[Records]
§
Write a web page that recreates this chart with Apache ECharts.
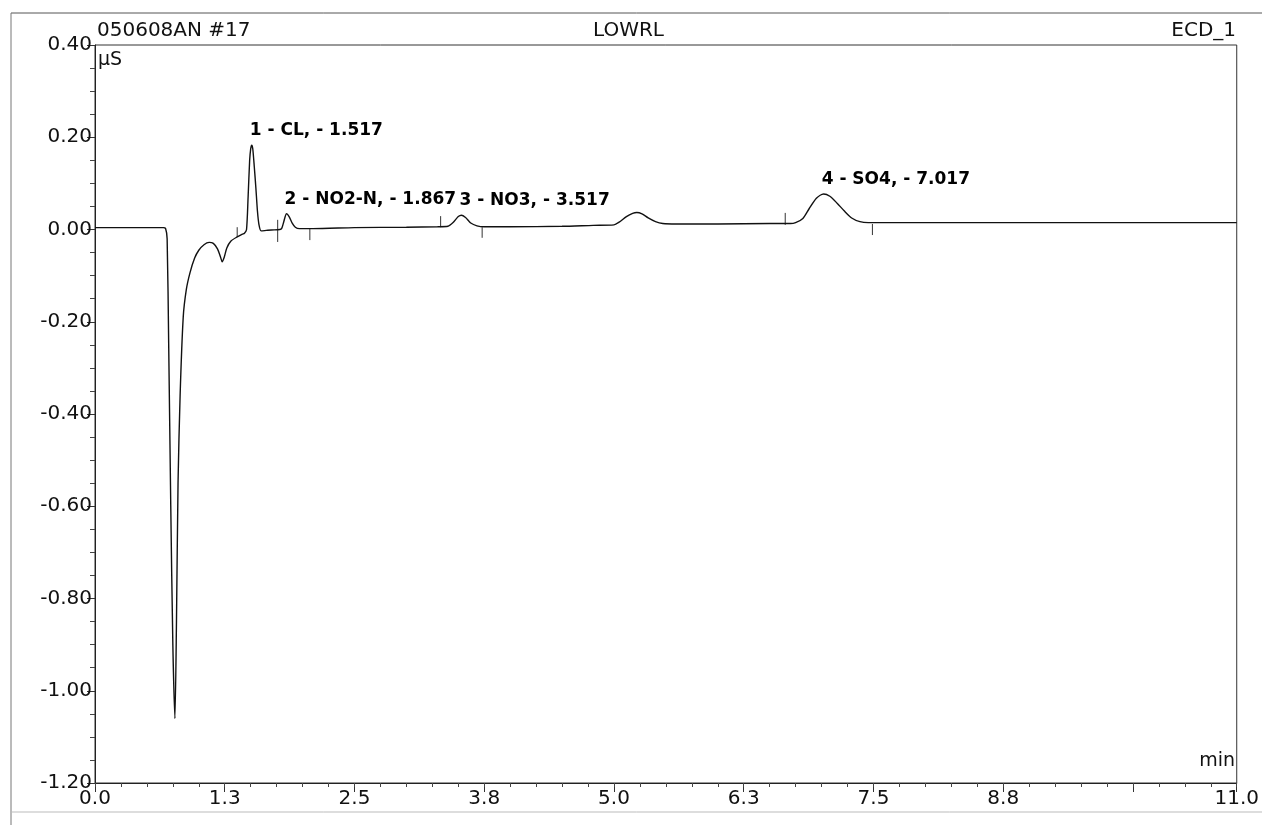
<!DOCTYPE html>
<html>
<head>
<meta charset="utf-8">
<title>050608AN #17 - LOWRL</title>
<script src="https://cdn.jsdelivr.net/npm/echarts@6/dist/echarts.min.js"></script>
<style>
  html, body { margin: 0; padding: 0; background: #fff; }
  #chart { width: 1262px; height: 825px; }
</style>
</head>
<body>
<div id="chart"></div>
<script>
    // retention time (min) and conductivity (µS)
    var times = [0.00, 0.30, 0.60, 0.66, 0.68, 0.695, 0.71, 0.73, 0.75, 0.77, 0.785, 0.80, 0.82, 0.85, 0.88,
        0.915, 0.96, 1.00, 1.05, 1.10, 1.14, 1.18, 1.21, 1.225, 1.245, 1.27, 1.31, 1.37, 1.42, 1.44, 1.46,
        1.475, 1.49, 1.50, 1.51, 1.52, 1.535, 1.55, 1.565, 1.58, 1.60, 1.65, 1.70, 1.78, 1.80, 1.82, 1.845,
        1.87, 1.90, 1.93, 1.97, 2.10, 2.50, 3.00, 3.30, 3.40, 3.45, 3.50, 3.53, 3.57, 3.62, 3.68, 3.75,
        4.00, 4.50, 4.80, 5.00, 5.05, 5.12, 5.18, 5.22, 5.27, 5.33, 5.40, 5.47, 5.60, 6.00, 6.50, 6.70,
        6.75, 6.82, 6.88, 6.95, 7.02, 7.08, 7.15, 7.22, 7.29, 7.37, 7.45, 8.00, 9.00, 10.00, 11.00];
    var signal = [0.004, 0.004, 0.004, 0.004, 0.002, -0.02, -0.25, -0.60, -0.90, -1.06, -0.85, -0.55, -0.36, -0.19, -0.13,
        -0.094, -0.062, -0.045, -0.033, -0.028, -0.030, -0.042, -0.060, -0.070, -0.060, -0.040, -0.025, -0.016, -0.010, -0.008, 0.000,
        0.07, 0.15, 0.175, 0.183, 0.175, 0.135, 0.09, 0.04, 0.010, -0.003, -0.002, -0.001, 0.000, 0.003, 0.018, 0.034,
        0.028, 0.014, 0.005, 0.002, 0.002, 0.004, 0.005, 0.006, 0.007, 0.015, 0.028, 0.031, 0.026, 0.014, 0.008, 0.006,
        0.006, 0.007, 0.009, 0.010, 0.016, 0.028, 0.035, 0.037, 0.034, 0.025, 0.017, 0.013, 0.012, 0.012, 0.013, 0.013,
        0.015, 0.024, 0.045, 0.068, 0.077, 0.072, 0.057, 0.040, 0.025, 0.017, 0.015, 0.015, 0.015, 0.015, 0.015];

    // identified peaks
    var peakLabels = ['1 - CL, - 1.517', '2 - NO2-N, - 1.867', '3 - NO3, - 3.517', '4 - SO4, - 7.017'];
    var peakTimes = [1.51, 1.845, 3.53, 7.02];
    var peakHeights = [0.183, 0.034, 0.031, 0.077];

    // integration delimiters: time, from, to
    var delimTimes = [1.37, 1.76, 2.07, 3.33, 3.73, 6.65, 7.49];
    var delimFrom = [-0.016, -0.027, -0.023, 0.005, -0.018, 0.010, -0.012];
    var delimTo = [0.005, 0.021, 0.001, 0.029, 0.005, 0.036, 0.012];

    // axis tick labels (10.0 is left blank on the print)
    var xTickLabels = {0: '0.0', 1.25: '1.3', 2.5: '2.5', 3.75: '3.8', 5: '5.0', 6.25: '6.3', 7.5: '7.5', 8.75: '8.8', 10: '', 11: '11.0'};
    var yTickLabels = {0.4: '0.40', 0.2: '0.20', 0: '0.00', '-0.2': '-0.20', '-0.4': '-0.40', '-0.6': '-0.60', '-0.8': '-0.80', '-1': '-1.00', '-1.2': '-1.20'};

    var trace = times.map(function (t, i) { return [t, signal[i]]; });
    var peaks = peakTimes.map(function (t, i) { return [t, peakHeights[i], peakLabels[i]]; });
    var delims = delimTimes.map(function (t, i) { return [t, delimFrom[i], delimTo[i]]; });

    var font = 'DejaVu Sans';
    var ink = '#111';

    var myChart = echarts.init(document.getElementById('chart'));
    var option = {
        backgroundColor: '#fff',
        animation: false,
        textStyle: { fontFamily: font, color: ink },
        grid: {
            left: 95, right: 25, top: 45, bottom: 42,
            show: true, borderColor: '#333', borderWidth: 1
        },
        graphic: [
            // outer frame of the print
            { type: 'line', shape: { x1: 11, y1: 13, x2: 1262, y2: 13 }, style: { stroke: '#555', lineWidth: 1 } },
            { type: 'line', shape: { x1: 11, y1: 13, x2: 11, y2: 825 }, style: { stroke: '#777', lineWidth: 1 } },
            { type: 'line', shape: { x1: 11, y1: 812, x2: 1262, y2: 812 }, style: { stroke: '#bbb', lineWidth: 1 } },
            // header
            { type: 'text', left: 97, top: 21, style: { text: '050608AN #17', font: '20px ' + font, fill: ink } },
            { type: 'text', left: 593, top: 21, style: { text: 'LOWRL', font: '20px ' + font, fill: ink } },
            { type: 'text', right: 26, top: 21, style: { text: 'ECD_1', font: '20px ' + font, fill: ink } },
            // units
            { type: 'text', left: 98, top: 51, style: { text: 'µS', font: '19px ' + font, fill: ink } },
            { type: 'text', right: 27, top: 752, style: { text: 'min', font: '19px ' + font, fill: ink } }
        ],
        xAxis: [
            {
                type: 'value',
                min: 0, max: 11, interval: 1.25,
                axisLine: { show: true, onZero: false, lineStyle: { color: '#222', width: 1 } },
                axisTick: { show: true, inside: false, length: 9, lineStyle: { color: '#333' } },
                splitLine: { show: false },
                axisLabel: {
                    fontSize: 20, color: ink, margin: 6,
                    formatter: function (v) { return xTickLabels[v] !== undefined ? xTickLabels[v] : v.toFixed(1); }
                }
            },
            {
                // fine 0.25 min ticks, all the way to 11.0
                type: 'value',
                position: 'bottom',
                min: 0, max: 11, interval: 0.25,
                axisLine: { show: false, onZero: false },
                axisTick: { show: true, inside: false, length: 4, lineStyle: { color: '#444' } },
                axisLabel: { show: false },
                splitLine: { show: false }
            }
        ],
        yAxis: {
            type: 'value',
            min: -1.2, max: 0.4, interval: 0.2,
            axisLine: { show: true, onZero: false, lineStyle: { color: '#222', width: 1 } },
            axisTick: { show: true, inside: false, length: 8, lineStyle: { color: '#333' } },
            minorTick: { show: true, splitNumber: 4, length: 5, lineStyle: { color: '#444' } },
            splitLine: { show: false },
            axisLabel: {
                fontSize: 20, color: ink, margin: 3,
                formatter: function (v) {
                    var k = String(Math.round(v * 10) / 10);
                    return yTickLabels[k] !== undefined ? yTickLabels[k] : v.toFixed(2);
                }
            }
        },
        series: [
            {
                name: 'ECD_1',
                type: 'line',
                data: trace,
                showSymbol: false,
                smooth: 0.25,
                lineStyle: { color: '#111', width: 1.4 },
                z: 3
            },
            {
                name: 'delimiters',
                type: 'custom',
                data: delims,
                renderItem: function (params, api) {
                    var p1 = api.coord([api.value(0), api.value(1)]);
                    var p2 = api.coord([api.value(0), api.value(2)]);
                    return {
                        type: 'line',
                        shape: { x1: p1[0], y1: p1[1], x2: p2[0], y2: p2[1] },
                        style: { stroke: '#333', lineWidth: 1 }
                    };
                },
                z: 2
            },
            {
                name: 'peaks',
                type: 'scatter',
                data: peaks,
                symbolSize: 0,
                itemStyle: { opacity: 1 },
                label: {
                    show: true,
                    position: [-2, -6],
                    align: 'left',
                    verticalAlign: 'bottom',
                    fontFamily: font,
                    fontSize: 17,
                    fontWeight: 'bold',
                    color: '#000',
                    formatter: function (p) { return p.data[2]; }
                },
                z: 4
            }
        ]
    };
    myChart.setOption(option);
</script>
</body>
</html>
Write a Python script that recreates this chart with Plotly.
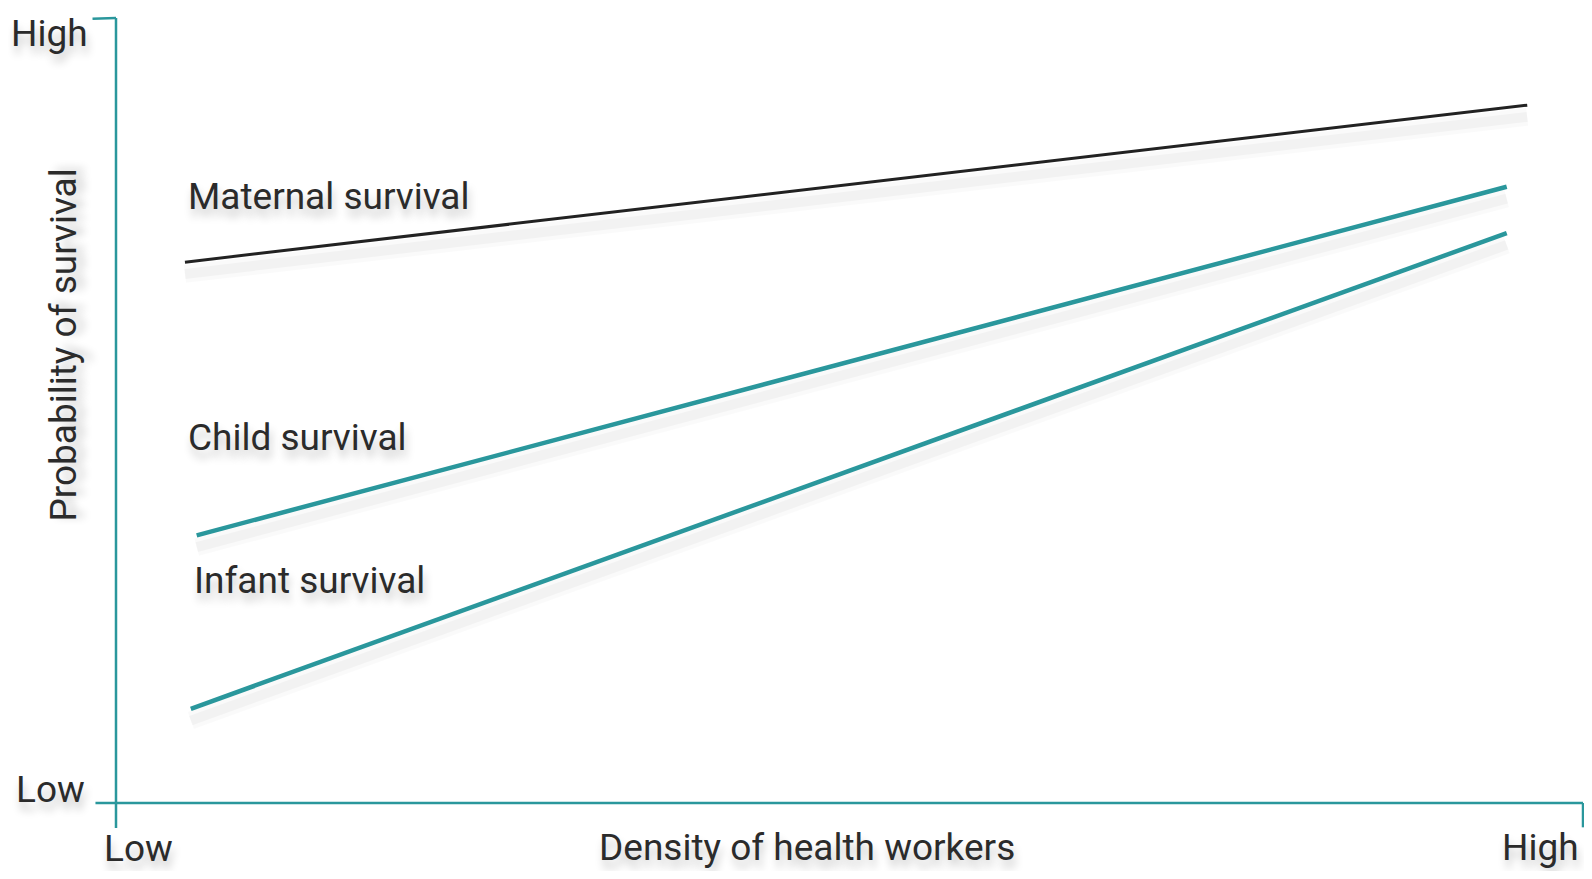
§
**Goal:**
Return only the number of lines in the entries that contain the string "script".

**Task output:**
4